The share of young individuals with a university degree in Italy has increased substantially over the past decades, but it is still around 24%, far from the goal set up by Horizon 2020 of 40% and much lower than the majority of EU countries. This critical outcome is not due to the low participation rate in the university system, which is not far from that in most EU countries. Instead, the main reason seems to be the very high non-completion probabilities experienced by Italian students. Moreover, a large share of students takes a long time to attain the degree, far above the institutional length of the degrees. An extensive literature from the sociology and economics of education has analyzed university enrolment and dropout in Italy, highlighting large differentials across high school tracks and family backgrounds. However, this literature is largely based on self-reported data from retrospective surveys that do not allow investigating university careers: credits earning, temporary dropout, degree changes, time to degree. The lack of in-depth analyses of dropout behavior and the timing of degree attainment is due to the difficulty to obtain good quality and well organized micro-level longitudinal data on students’ university careers.
In this project we aim at overcoming these limitations, by exploiting the administrative data released by the Italian Ministry of Education on students first matriculated at the University of Torino in years 2004-2015, following their educational careers up to 2016. These data include the segments of careers started at the University of Torino and continued in other national institutions enabling to distinguish between degree course changes and transfers to other institutions from system-level dropout.

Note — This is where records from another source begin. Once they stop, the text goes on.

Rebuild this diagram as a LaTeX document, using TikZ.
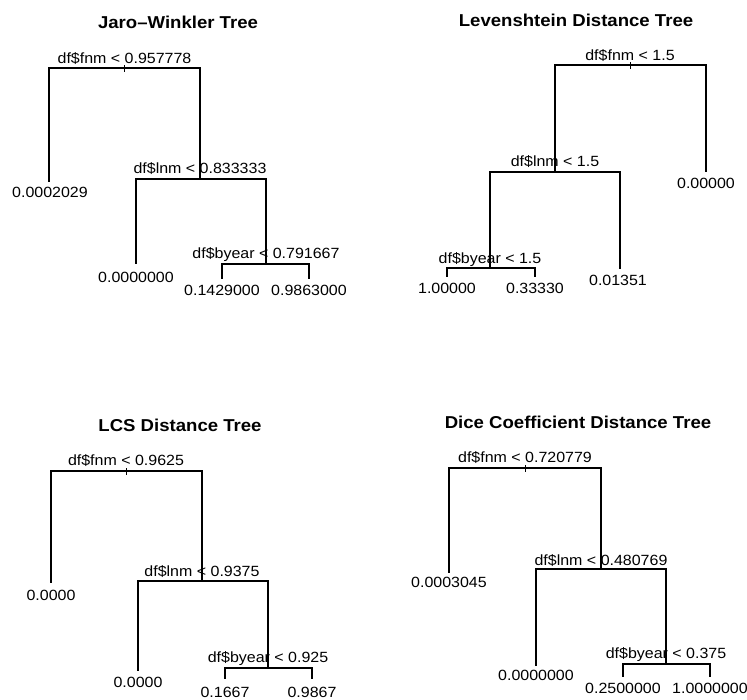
\documentclass[tikz,border=0pt]{standalone}
\usepackage{fontspec}
\setmainfont{Liberation Sans}[FakeStretch=1.08]
\newcommand{\lblfont}{\fontsize{14.8}{16}\selectfont}
\newcommand{\ttlfont}{\fontsize{17.2}{19}\selectfont\bfseries}
\begin{document}
\begin{tikzpicture}[x=1pt,y=-1pt,
  branch/.style={line width=1.5pt, line cap=rect, black},
  roottick/.style={line width=1pt, black},
  lbl/.style={font=\lblfont, anchor=base, inner sep=0pt},
  ttl/.style={font=\ttlfont, anchor=base, inner sep=0pt}]
\useasboundingbox[fill=white] (0,0) rectangle (747,699);

%% ---------------- Panel 1: Jaro-Winkler ----------------
\node[ttl] (T1) at (178,28) {Jaro–Winkler Tree};
\coordinate (A1) at (124.5,68);
\coordinate (A1L) at (49,181);
\coordinate (A2) at (200,179);
\coordinate (A2L) at (136,263);
\coordinate (A3) at (266,264);
\coordinate (A3L) at (222,278);
\coordinate (A3R) at (309,278);
\node[lbl] (A1t) at (124.5,63) {df\$fnm < 0.957778};
\node[lbl] (A2t) at (200,173) {df\$lnm < 0.833333};
\node[lbl] (A3t) at (266,258) {df\$byear < 0.791667};
\node[lbl] (A1Lt) at (50,197) {0.0002029};
\node[lbl] (A2Lt) at (136,282) {0.0000000};
\node[lbl] (A3Lt) at (222,295) {0.1429000};
\node[lbl] (A3Rt) at (309,295) {0.9863000};
\draw[branch] (A1L) -- (A1L |- A1) -- (A2 |- A1) -- (A2);
\draw[branch] (A2L) -- (A2L |- A2) -- (A3 |- A2) -- (A3);
\draw[branch] (A3L) -- (A3L |- A3) -- (A3R |- A3) -- (A3R);
\draw[roottick] ([yshift=3pt]A1) -- ([yshift=-4pt]A1);

%% ---------------- Panel 2: Levenshtein ----------------
\node[ttl] (T2) at (576,26) {Levenshtein Distance Tree};
\coordinate (B1) at (630,65);
\coordinate (B1R) at (706,171);
\coordinate (B2) at (555,172);
\coordinate (B2R) at (620,268);
\coordinate (B3) at (490,268);
\coordinate (B3L) at (447,276);
\coordinate (B3R) at (535,276);
\node[lbl] (B1t) at (630,60) {df\$fnm < 1.5};
\node[lbl] (B2t) at (555,166) {df\$lnm < 1.5};
\node[lbl] (B3t) at (490,263) {df\$byear < 1.5};
\node[lbl] (B1Rt) at (706,188) {0.00000};
\node[lbl] (B2Rt) at (618,285) {0.01351};
\node[lbl] (B3Lt) at (447,293) {1.00000};
\node[lbl] (B3Rt) at (535,293) {0.33330};
\draw[branch] (B2) -- (B2 |- B1) -- (B1R |- B1) -- (B1R);
\draw[branch] (B3) -- (B3 |- B2) -- (B2R |- B2) -- (B2R);
\draw[branch] (B3L) -- (B3L |- B3) -- (B3R |- B3) -- (B3R);
\draw[roottick] ([yshift=3pt]B1) -- ([yshift=-4pt]B1);

%% ---------------- Panel 3: LCS ----------------
\node[ttl] (T3) at (180,431) {LCS Distance Tree};
\coordinate (C1) at (126.5,471);
\coordinate (C1L) at (51,582);
\coordinate (C2) at (202,581);
\coordinate (C2L) at (138,670);
\coordinate (C3) at (268,668);
\coordinate (C3L) at (225,678);
\coordinate (C3R) at (312,678);
\node[lbl] (C1t) at (126,465) {df\$fnm < 0.9625};
\node[lbl] (C2t) at (202,576) {df\$lnm < 0.9375};
\node[lbl] (C3t) at (268,662.5) {df\$byear < 0.925};
\node[lbl] (C1Lt) at (51,600.5) {0.0000};
\node[lbl] (C2Lt) at (138,687) {0.0000};
\node[lbl] (C3Lt) at (225,697) {0.1667};
\node[lbl] (C3Rt) at (312,697) {0.9867};
\draw[branch] (C1L) -- (C1L |- C1) -- (C2 |- C1) -- (C2);
\draw[branch] (C2L) -- (C2L |- C2) -- (C3 |- C2) -- (C3);
\draw[branch] (C3L) -- (C3L |- C3) -- (C3R |- C3) -- (C3R);
\draw[roottick] ([yshift=3pt]C1) -- ([yshift=-4pt]C1);

%% ---------------- Panel 4: Dice ----------------
\node[ttl] (T4) at (578,428) {Dice Coefficient Distance Tree};
\coordinate (D1) at (525,468);
\coordinate (D1L) at (449,572);
\coordinate (D2) at (601,569);
\coordinate (D2L) at (536,665);
\coordinate (D3) at (666,664);
\coordinate (D3L) at (623,676);
\coordinate (D3R) at (710,676);
\node[lbl] (D1t) at (525,462.5) {df\$fnm < 0.720779};
\node[lbl] (D2t) at (601,565) {df\$lnm < 0.480769};
\node[lbl] (D3t) at (666,658) {df\$byear < 0.375};
\node[lbl] (D1Lt) at (449,587) {0.0003045};
\node[lbl] (D2Lt) at (536,680.5) {0.0000000};
\node[lbl] (D3Lt) at (623,693) {0.2500000};
\node[lbl] (D3Rt) at (710,693) {1.0000000};
\draw[branch] (D1L) -- (D1L |- D1) -- (D2 |- D1) -- (D2);
\draw[branch] (D2L) -- (D2L |- D2) -- (D3 |- D2) -- (D3);
\draw[branch] (D3L) -- (D3L |- D3) -- (D3R |- D3) -- (D3R);
\draw[roottick] ([yshift=3pt]D1) -- ([yshift=-4pt]D1);
\end{tikzpicture}
\end{document}
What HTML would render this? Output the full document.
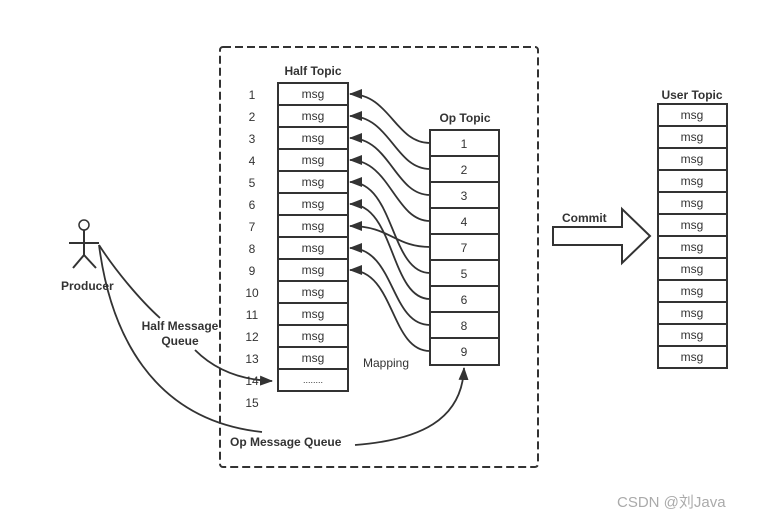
<!DOCTYPE html>
<html><head><meta charset="utf-8"><style>
html,body{margin:0;padding:0;background:#fff;}
svg{display:block;font-family:"Liberation Sans","Noto Sans CJK SC",sans-serif;}
.n{font-size:12px;fill:#333;}
.b{font-size:12px;font-weight:bold;fill:#333;}
</style></head><body>
<svg width="774" height="522" viewBox="0 0 774 522" xmlns="http://www.w3.org/2000/svg">
<defs>
<marker id="ah" markerWidth="13" markerHeight="10" refX="12" refY="5" orient="auto" markerUnits="userSpaceOnUse">
<path d="M0,0 L13,5 L0,10 Z" fill="#333"/>
</marker>
</defs>
<rect x="220" y="47" width="318" height="420" rx="3" fill="none" stroke="#333" stroke-width="2" stroke-dasharray="8,4"/>

<text x="313" y="75" class="b" text-anchor="middle">Half Topic</text>
<g stroke="#333" stroke-width="2" fill="#fff">
<rect x="278" y="83" width="70" height="308"/>
<line x1="278" y1="105" x2="348" y2="105"/><line x1="278" y1="127" x2="348" y2="127"/>
<line x1="278" y1="149" x2="348" y2="149"/><line x1="278" y1="171" x2="348" y2="171"/>
<line x1="278" y1="193" x2="348" y2="193"/><line x1="278" y1="215" x2="348" y2="215"/>
<line x1="278" y1="237" x2="348" y2="237"/><line x1="278" y1="259" x2="348" y2="259"/>
<line x1="278" y1="281" x2="348" y2="281"/><line x1="278" y1="303" x2="348" y2="303"/>
<line x1="278" y1="325" x2="348" y2="325"/><line x1="278" y1="347" x2="348" y2="347"/>
<line x1="278" y1="369" x2="348" y2="369"/>
</g>
<g class="n" text-anchor="middle">
<text x="313" y="98">msg</text><text x="313" y="120">msg</text><text x="313" y="142">msg</text>
<text x="313" y="164">msg</text><text x="313" y="186">msg</text><text x="313" y="208">msg</text>
<text x="313" y="230">msg</text><text x="313" y="252">msg</text><text x="313" y="274">msg</text>
<text x="313" y="296">msg</text><text x="313" y="318">msg</text><text x="313" y="340">msg</text>
<text x="313" y="362">msg</text><text x="313" y="383" style="font-size:9px">........</text>
</g>
<g class="n" text-anchor="middle">
<text x="252" y="99">1</text><text x="252" y="121">2</text><text x="252" y="143">3</text>
<text x="252" y="165">4</text><text x="252" y="187">5</text><text x="252" y="209">6</text>
<text x="252" y="231">7</text><text x="252" y="253">8</text><text x="252" y="275">9</text>
<text x="252" y="297">10</text><text x="252" y="319">11</text><text x="252" y="341">12</text>
<text x="252" y="363">13</text><text x="252" y="385">14</text><text x="252" y="407">15</text>
</g>

<text x="465" y="122" class="b" text-anchor="middle">Op Topic</text>
<g stroke="#333" stroke-width="2" fill="#fff">
<rect x="430" y="130" width="69" height="235"/>
<line x1="430" y1="156" x2="499" y2="156"/><line x1="430" y1="182" x2="499" y2="182"/>
<line x1="430" y1="208" x2="499" y2="208"/><line x1="430" y1="234" x2="499" y2="234"/>
<line x1="430" y1="260" x2="499" y2="260"/><line x1="430" y1="286" x2="499" y2="286"/>
<line x1="430" y1="312" x2="499" y2="312"/><line x1="430" y1="338" x2="499" y2="338"/>
</g>
<g class="n" text-anchor="middle">
<text x="464" y="148">1</text><text x="464" y="174">2</text><text x="464" y="200">3</text>
<text x="464" y="226">4</text><text x="464" y="252">7</text><text x="464" y="278">5</text>
<text x="464" y="304">6</text><text x="464" y="330">8</text><text x="464" y="356">9</text>
</g>
<g stroke="#333" stroke-width="1.8" fill="none" marker-end="url(#ah)">
<path d="M430,143 C395,143 390,94 350,94"/>
<path d="M430,169 C395,169 390,116 350,116"/>
<path d="M430,195 C395,195 390,138 350,138"/>
<path d="M430,221 C395,221 390,160 350,160"/>
<path d="M430,247 C395,247 390,226 350,226"/>
<path d="M430,273 C390,273 395,182 350,182"/>
<path d="M430,299 C390,299 395,204 350,204"/>
<path d="M430,325 C390,325 395,248 350,248"/>
<path d="M430,351 C390,351 395,270 350,270"/>
</g>
<text x="363" y="367" class="n">Mapping</text>

<text x="692" y="99" class="b" text-anchor="middle">User Topic</text>
<g stroke="#333" stroke-width="2" fill="#fff">
<rect x="658" y="104" width="69" height="264"/>
<line x1="658" y1="126" x2="727" y2="126"/><line x1="658" y1="148" x2="727" y2="148"/>
<line x1="658" y1="170" x2="727" y2="170"/><line x1="658" y1="192" x2="727" y2="192"/>
<line x1="658" y1="214" x2="727" y2="214"/><line x1="658" y1="236" x2="727" y2="236"/>
<line x1="658" y1="258" x2="727" y2="258"/><line x1="658" y1="280" x2="727" y2="280"/>
<line x1="658" y1="302" x2="727" y2="302"/><line x1="658" y1="324" x2="727" y2="324"/>
<line x1="658" y1="346" x2="727" y2="346"/>
</g>
<g class="n" text-anchor="middle">
<text x="692" y="119">msg</text><text x="692" y="141">msg</text><text x="692" y="163">msg</text>
<text x="692" y="185">msg</text><text x="692" y="207">msg</text><text x="692" y="229">msg</text>
<text x="692" y="251">msg</text><text x="692" y="273">msg</text><text x="692" y="295">msg</text>
<text x="692" y="317">msg</text><text x="692" y="339">msg</text><text x="692" y="361">msg</text>
</g>

<path d="M553,227 L622,227 L622,209 L650,236 L622,263 L622,245 L553,245 Z" fill="#fff" stroke="#333" stroke-width="2"/>
<text x="562" y="222" class="b">Commit</text>

<g stroke="#333" stroke-width="2" fill="none">
<circle cx="84" cy="225" r="5" stroke-width="1.5"/>
<line x1="84" y1="230" x2="84" y2="255"/>
<line x1="69" y1="243" x2="99" y2="243"/>
<line x1="84" y1="255" x2="73" y2="268"/>
<line x1="84" y1="255" x2="96" y2="268"/>
</g>
<text x="61" y="290" class="b">Producer</text>

<g stroke="#333" stroke-width="1.8" fill="none">
<path d="M99,245 C115,270 140,300 160,318"/>
<path d="M195,350 C215,370 240,380 272,381" marker-end="url(#ah)"/>
<path d="M99,245 C110,330 150,420 262,432"/>
<path d="M355,445 C420,440 462,420 464,368" marker-end="url(#ah)"/>
</g>
<text x="180" y="330" class="b" text-anchor="middle">Half Message</text>
<text x="180" y="345" class="b" text-anchor="middle">Queue</text>
<text x="230" y="446" class="b">Op Message Queue</text>

<text x="617" y="507" style="font-size:15px;fill:#aaa">CSDN @刘Java</text>
</svg>
</body></html>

Moreover, we have proposed the inclusion in the matriculation form of few items on parental education and occupation. Thus, we now have the opportunity to analyze the influence of family background and economic situation on the students’ academic careers after enrolment with high quality administrative data.
Within the project, we will create an innovative experimental data warehouse (EDW) linking different data archives recording information on tertiary education and labor market careers: university administrative data released by the Ministry of Education, the Almalaurea Survey on university degree holders and the Employment Information System of Public Employment Services). The EDW will contain longitudinal information on the entire populations of recent cohorts of entrants, from university enrolment to degree attainment or withdrawal, and the subsequent occupational history, enabling to study how university graduates enter the labor market in relation to their educational careers and family background, as well as vertical and horizontal skills mismatch.
The project has three working packages: (i) data warehouse; (ii) university careers; (iii) transition to the labor market and skills mismatch.